For so long, Joe Gould was an unopened secret on my shelves; then a secret I briefly thought my own. Talking about it, though, as is so often the case, other readers and writers mentioned their admiration for Mitchell. Up in the Old Hotel was mentioned with as much reverence as the British can muster; Joe Gould's Secret even more so: its mix of the deadbeat and the uptown, the lithe and the lumbersome, the stench of the streets and the grease of the diner, the smile of deceit and the smile of genuine affection, swooningly irresistible. And with good reason. It is the perfect – one more time, for luck, and in toast – New York story.

1 comment:

  1. Dear Stuart,
    I'm delighted that you show so much love for Joseph Mitchell. To think that your copy of 'Joe Gould's Secret' sat so long unread - a hidden treasure waiting to be discovered - forlorn and forgotten. Beggars belief really :)

    However, I think that pretty much sums up what Joseph Mitchell is to this country - 'a forlorn and forgotten treasure that sits waiting to be discovered'. Thankfully Vintage Books have seen fit to publish a UK version of 'Up in the Old Hotel', and that can only help to bring Joseph Mitchell a little more out of its dusty hiding place, which is hugely exciting.

    I love that you hone in on Mitchell's writing so closely in your piece, because as you so eloquently demonstrate yourself, Mitchell has much going on, and even more at sentence level. He truly is a master of prose - you clearly show this - and sure, one could read him swiftly and still gain much insight and enjoyment, but the real power in the reading experience comes from reading Mitchell thoughtfully, and with care and consideration. Reading Mitchell reminds me of marco photography in a way. From the surface there's certainly something to see, but it's only when one goes microscopic that the real world is revealed. Joseph Mitchell is like that to me, but with a little more detail in the 'bigger picture' too.

    What a joy that you were able to read him in situ. I'm so envious. I've read 'The Old House at Home' so many times that I can't help but see the McSorley's of old clearly in my mind's eye. But to able to sit there, in that place while Mitchell's magnificent descriptions wash over you? Profound! No wonder the book stands as a constant and warming (I'm assuming) reminder of your visit. Tell me, are all of the pictures and knick-nacks still adorning the walls of the backroom?
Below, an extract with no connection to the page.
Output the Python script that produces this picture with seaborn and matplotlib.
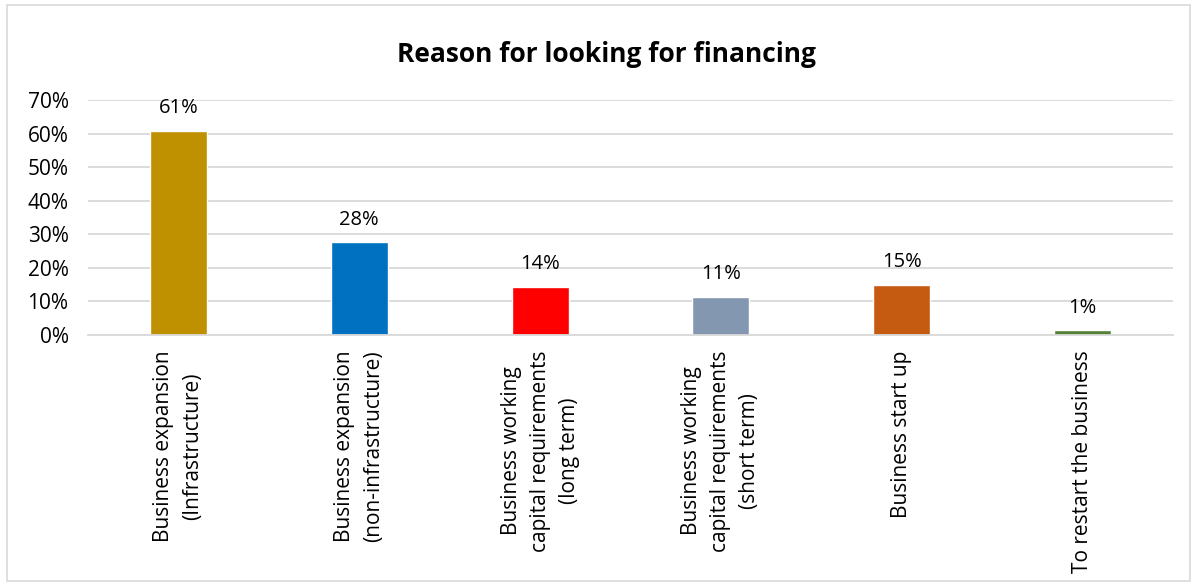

    So what of 'Joe Gould's Secret'? I agree that it should sit in the collection directly after 'Professor Sea Gull' - it is after all the continuation of a story - but Mitchell didn't want that and I can see why. They're two different pieces written 22 years apart, and their positioning in the collection reflects this, and I think it's important that it does. Will you be the same writer you are today in 22 years time? What's more I think Mitchell is trying to tell us as much about himself as he is Joe Gould in his 1964 piece. As you'll know, this was the last piece Mitchell published. After this he seems to have suffered from a massive bout of 'writers block', much the same as Joe Gould did. So I wonder, even though Joe Gould is a real and verifiable person, how much of Mitchell is wrapped up in the 'character' of Joe Gould in this final piece? Is he trying to tell us about himself? Perhaps that's why he specifically chose to separate this later piece from the earlier one, so that we may see it better.

    One thing that I was surprised you didn't mention, is literary non-fiction. Sure, you talk of non-fiction but not of Mitchell's non-fiction being specifically literary. He was after all a pioneer of the form in the twentieth-century. "Read it like a novel," you said, and I agree, that's exactly how Mitchell should be read. And let's not forget there are elements of Mitchel's work that aren't as non-fiction as we might believe. Old Mr. Flood for instance is a composite character - a cobination of truths rolled into one - and I'm sure there are other characters and places that might well be too. So non-fiction yes, but one with a massive literary, storytelling element to it too.

    Anyway I'm rambling :). This a wonderful piece Stuart and I thank you for writing it. Hopefully you've turned another couple of dozen people over to the wonderful world of Joseph Mitchell. God only knows he deserves it.